[Extracted records]
========

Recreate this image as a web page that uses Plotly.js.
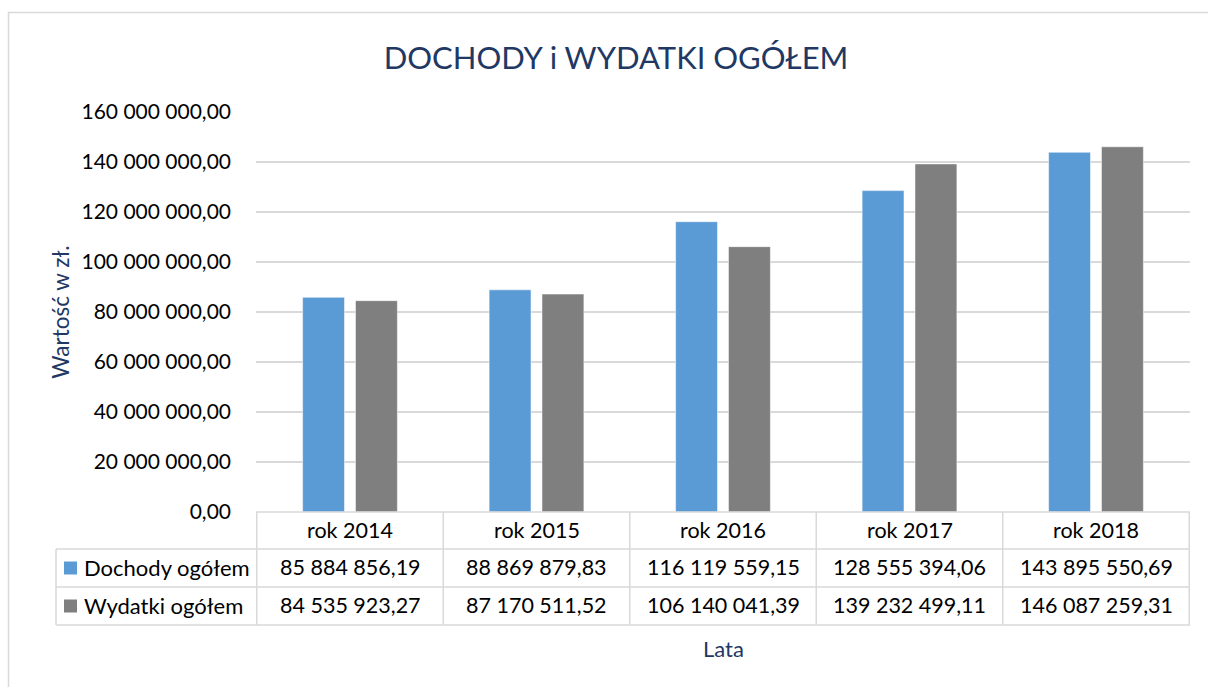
<!DOCTYPE html>
<html>
<head>
<meta charset="utf-8">
<script src="https://cdn.plot.ly/plotly-3.0.1.min.js"></script>
<style>
html,body{margin:0;padding:0;background:#fff;}
#chart{width:1208px;height:687px;}
</style>
</head>
<body>
<div id="chart"></div>
<script>
const categories = ["rok 2014", "rok 2015", "rok 2016", "rok 2017", "rok 2018"];
const dochody = [85884856.19, 88869879.83, 116119559.15, 128555394.06, 143895550.69];
const wydatki = [84535923.27, 87170511.52, 106140041.39, 139232499.11, 146087259.31];
const seriesNames = ["Dochody ogółem", "Wydatki ogółem"];
const seriesColors = ["#5B9BD5", "#7F7F7F"];
const titleText = "DOCHODY i WYDATKI OGÓŁEM";
const yTitle = "Wartość w zł.";
const xTitle = "Lata";

const FONT = "Lato, 'Open Sans', sans-serif";
const NAVY = "#1F3864";
const GRID = "#D9D9D9";

function fmt(v) {
  const parts = v.toFixed(2).split(".");
  const intPart = parts[0].replace(/\B(?=(\d{3})+(?!\d))/g, " ");
  return intPart + "," + parts[1];
}

// geometry (pixels) of plot area
const W = 1208, H = 687;
const L = 256, R = 1190, T = 112, B = 512;
const pw = R - L, ph = B - T;
const px = x => (x - L) / pw;      // pixel -> paper x
const py = y => (B - y) / ph;      // pixel -> paper y

const rowTop = [512, 549, 587];
const rowBot = [549, 587, 625];
const tableLeft = 56;
const TXT = 21.5;

const traces = [
  {type: "bar", name: seriesNames[0], x: categories, y: dochody,
   marker: {color: seriesColors[0], line: {color: "rgba(255,255,255,0.5)", width: 1}},
   hoverinfo: "x+y"},
  {type: "bar", name: seriesNames[1], x: categories, y: wydatki,
   marker: {color: seriesColors[1], line: {color: "rgba(255,255,255,0.5)", width: 1}},
   hoverinfo: "x+y"}
];

const shapes = [];
const annotations = [];

// outer chart border
shapes.push({type: "rect", xref: "paper", yref: "paper",
  x0: px(8.5), x1: px(1240), y0: py(12.5), y1: py(720),
  line: {color: GRID, width: 1.5}, fillcolor: "rgba(0,0,0,0)", layer: "below"});

// table horizontal lines
shapes.push({type: "line", xref: "paper", yref: "paper", x0: 0, x1: 1, y0: py(rowTop[0]), y1: py(rowTop[0]), line: {color: GRID, width: 1.5}});
[rowBot[0], rowBot[1], rowBot[2]].forEach(y => {
  shapes.push({type: "line", xref: "paper", yref: "paper", x0: px(tableLeft), x1: 1, y0: py(y), y1: py(y), line: {color: GRID, width: 1.5}});
});
// vertical lines: left edge of label column
shapes.push({type: "line", xref: "paper", yref: "paper", x0: px(tableLeft), x1: px(tableLeft), y0: py(rowTop[1]), y1: py(rowBot[2]), line: {color: GRID, width: 1.5}});
// category boundaries
for (let i = 0; i <= categories.length; i++) {
  shapes.push({type: "line", xref: "x", yref: "paper", x0: i - 0.5, x1: i - 0.5,
    y0: py(rowTop[0]), y1: py(rowBot[2]), line: {color: GRID, width: 1.5}});
}

// header row: categories
categories.forEach((c, i) => {
  annotations.push({xref: "x", yref: "paper", x: i, y: py((rowTop[0] + rowBot[0]) / 2 - 1),
    text: c, showarrow: false, font: {family: FONT, size: TXT, color: "#000"}, xanchor: "center", yanchor: "middle"});
});

const seriesVals = [dochody, wydatki];
seriesVals.forEach((vals, s) => {
  const r = s + 1;
  const yc = (rowTop[r] + rowBot[r]) / 2;
  // legend key
  shapes.push({type: "rect", xref: "paper", yref: "paper",
    x0: px(64), x1: px(77), y0: py(yc - 6.5), y1: py(yc + 6.5),
    fillcolor: seriesColors[s], line: {width: 0}});
  annotations.push({xref: "paper", yref: "paper", x: px(82), y: py(yc - 1),
    text: seriesNames[s], showarrow: false, font: {family: FONT, size: TXT + 0.5, color: "#000"},
    xanchor: "left", yanchor: "middle"});
  vals.forEach((v, i) => {
    annotations.push({xref: "x", yref: "paper", x: i, y: py(yc - 1),
      text: fmt(v), showarrow: false, font: {family: FONT, size: TXT, color: "#000"},
      xanchor: "center", yanchor: "middle"});
  });
});

// x axis title
annotations.push({xref: "paper", yref: "paper", x: 0.5, y: py(648),
  text: xTitle, showarrow: false, font: {family: FONT, size: 22, color: NAVY},
  xanchor: "center", yanchor: "middle"});

const layout = {
  width: W, height: H,
  margin: {l: L, r: W - R, t: T, b: H - B, pad: 0},
  paper_bgcolor: "#fff", plot_bgcolor: "#fff",
  separators: ", ",
  font: {family: FONT, size: TXT, color: "#000"},
  title: {text: titleText, font: {family: FONT, size: 31, color: NAVY},
    xref: "container", yref: "container", x: 616 / W, xanchor: "center",
    y: 1 - 58 / H, yanchor: "middle"},
  showlegend: false,
  barmode: "group",
  bargap: 0.433,
  bargroupgap: 0.2075,
  xaxis: {type: "category", showticklabels: false, showgrid: false, zeroline: false,
    showline: false, ticks: "", fixedrange: true},
  yaxis: {range: [0, 160000000], dtick: 20000000, tickformat: ",.2f",
    showgrid: true, gridcolor: GRID, gridwidth: 1.5, zeroline: false, showline: false,
    ticks: "", ticklabelstandoff: 24,
    tickfont: {family: FONT, size: 21, color: "#000"},
    title: {text: yTitle, font: {family: FONT, size: 22.5, color: NAVY}, standoff: 5},
    automargin: false, fixedrange: true},
  shapes: shapes,
  annotations: annotations
};

Plotly.newPlot("chart", traces, layout, {displayModeBar: false, staticPlot: true});
</script>
</body>
</html>
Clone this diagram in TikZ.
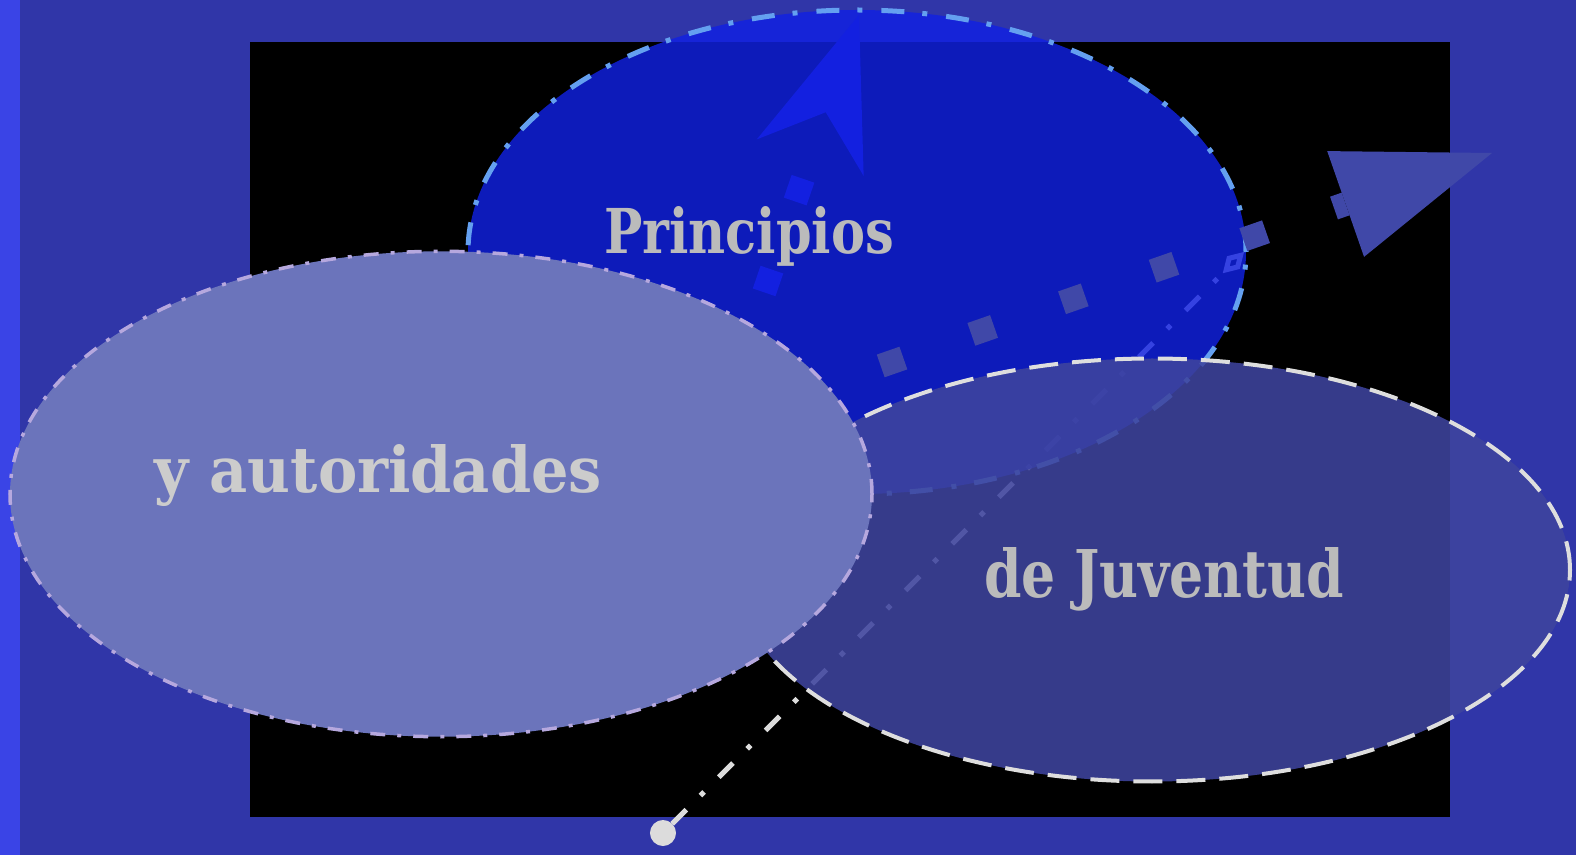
\documentclass[tikz,border=0pt]{standalone}
\usepackage{fontspec}
\usepackage{graphicx}
\setmainfont{DejaVu Serif}
\usetikzlibrary{shapes.geometric,arrows.meta}
\definecolor{bgblue}{RGB}{48,54,168}
\definecolor{stripblue}{RGB}{58,68,230}
\definecolor{topfill}{RGB}{17,33,227}
\definecolor{topborder}{RGB}{100,160,240}
\definecolor{rightfill}{RGB}{62,68,158}
\definecolor{rightborder}{RGB}{222,222,222}
\definecolor{leftfill}{RGB}{107,116,187}
\definecolor{leftborder}{RGB}{182,168,222}
\definecolor{arrowA}{RGB}{64,72,168}
\definecolor{arrowB}{RGB}{19,32,224}
\definecolor{arrowC}{RGB}{220,220,220}
\definecolor{txtA}{RGB}{187,187,187}
\definecolor{txtB}{RGB}{204,204,204}
\tikzset{
  blob/.style={ellipse, inner sep=0pt, outer sep=0pt},
  dotline/.style={line width=12pt, dash pattern=on 12pt off 36pt},
  dashdotline/.style={line width=2.5pt, dash pattern=on 10pt off 10pt on 2.5pt off 10.5pt},
  label/.style={anchor=base west, inner sep=0pt, outer sep=0pt, font=\bfseries}
}
\begin{document}
\begin{tikzpicture}[x=0.5pt,y=-0.5pt]
\useasboundingbox (0,0) rectangle (1576,855);
\fill[bgblue] (0,0) rectangle (1576,855);
\fill[stripblue] (0,0) rectangle (20,855);
\fill[black] (250,42) rectangle (1450,817);

% dash-dot connector under the top ellipse
\coordinate (c3s) at (653.8,842.2);
\coordinate (c3e) at (1244,252);
\draw[arrowC, dashdotline, {Circle[length=13pt, line width=0pt]}-{Diamond[open, length=15pt, width=9pt]}] (c3s) -- (c3e);

% top ellipse
\node[blob, draw=topborder, fill=topfill, fill opacity=0.82, line width=2.5pt,
      dash pattern=on 11.5pt off 9.5pt on 2.5pt off 9pt,
      minimum width=389pt, minimum height=242pt] (top) at (857,252) {};

% dotted arrows
\coordinate (a1s) at (699.4,429.1);
\coordinate (a1e) at (1492,153);
\draw[arrowA, dotline, -{Triangle[length=77.5pt, width=56pt, line width=0pt]}] (a1s) -- (a1e);
\coordinate (a2s) at (702,474);
\coordinate (a2e) at (859,15);
\draw[arrowB, dotline, -{Stealth[length=75.4pt, width=56.5pt, inset=24pt, line width=0pt]}] (a2s) -- (a2e);

% right ellipse
\node[blob, draw=rightborder, fill=rightfill, fill opacity=0.88, line width=2pt,
      dash pattern=on 14.5pt off 7pt,
      minimum width=418pt, minimum height=211.5pt] (right) at (1152,570) {};

% left ellipse
\node[blob, draw=leftborder, fill=leftfill, line width=1.75pt,
      dash pattern=on 7.5pt off 6pt on 2pt off 6pt,
      minimum width=431pt, minimum height=242.7pt] (left) at (441,494) {};

% labels
\node[label, text=txtA] (tP) at (604,254) {\resizebox{145pt}{23.5pt}{Principios}};
\node[label, text=txtB] (tY) at (155,493) {\resizebox{223.5pt}{24pt}{y autoridades}};
\node[label, text=txtA] (tJ) at (984,598) {\resizebox{180pt}{25pt}{de Juventud}};
\end{tikzpicture}
\end{document}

========

▶ [PROBLEM STATEMENT]: Can you give again only the lines between the one containing "Clone this diagram in TikZ." and the one containing "(a2s) -- (a2e);", counting both, exactly as they appear and without any pictures?

▶ [WRITTEN SOLUTION]:
Clone this diagram in TikZ.
\documentclass[tikz,border=0pt]{standalone}
\usepackage{fontspec}
\usepackage{graphicx}
\setmainfont{DejaVu Serif}
\usetikzlibrary{shapes.geometric,arrows.meta}
\definecolor{bgblue}{RGB}{48,54,168}
\definecolor{stripblue}{RGB}{58,68,230}
\definecolor{topfill}{RGB}{17,33,227}
\definecolor{topborder}{RGB}{100,160,240}
\definecolor{rightfill}{RGB}{62,68,158}
\definecolor{rightborder}{RGB}{222,222,222}
\definecolor{leftfill}{RGB}{107,116,187}
\definecolor{leftborder}{RGB}{182,168,222}
\definecolor{arrowA}{RGB}{64,72,168}
\definecolor{arrowB}{RGB}{19,32,224}
\definecolor{arrowC}{RGB}{220,220,220}
\definecolor{txtA}{RGB}{187,187,187}
\definecolor{txtB}{RGB}{204,204,204}
\tikzset{
  blob/.style={ellipse, inner sep=0pt, outer sep=0pt},
  dotline/.style={line width=12pt, dash pattern=on 12pt off 36pt},
  dashdotline/.style={line width=2.5pt, dash pattern=on 10pt off 10pt on 2.5pt off 10.5pt},
  label/.style={anchor=base west, inner sep=0pt, outer sep=0pt, font=\bfseries}
}
\begin{document}
\begin{tikzpicture}[x=0.5pt,y=-0.5pt]
\useasboundingbox (0,0) rectangle (1576,855);
\fill[bgblue] (0,0) rectangle (1576,855);
\fill[stripblue] (0,0) rectangle (20,855);
\fill[black] (250,42) rectangle (1450,817);

% dash-dot connector under the top ellipse
\coordinate (c3s) at (653.8,842.2);
\coordinate (c3e) at (1244,252);
\draw[arrowC, dashdotline, {Circle[length=13pt, line width=0pt]}-{Diamond[open, length=15pt, width=9pt]}] (c3s) -- (c3e);

% top ellipse
\node[blob, draw=topborder, fill=topfill, fill opacity=0.82, line width=2.5pt,
      dash pattern=on 11.5pt off 9.5pt on 2.5pt off 9pt,
      minimum width=389pt, minimum height=242pt] (top) at (857,252) {};

% dotted arrows
\coordinate (a1s) at (699.4,429.1);
\coordinate (a1e) at (1492,153);
\draw[arrowA, dotline, -{Triangle[length=77.5pt, width=56pt, line width=0pt]}] (a1s) -- (a1e);
\coordinate (a2s) at (702,474);
\coordinate (a2e) at (859,15);
\draw[arrowB, dotline, -{Stealth[length=75.4pt, width=56.5pt, inset=24pt, line width=0pt]}] (a2s) -- (a2e);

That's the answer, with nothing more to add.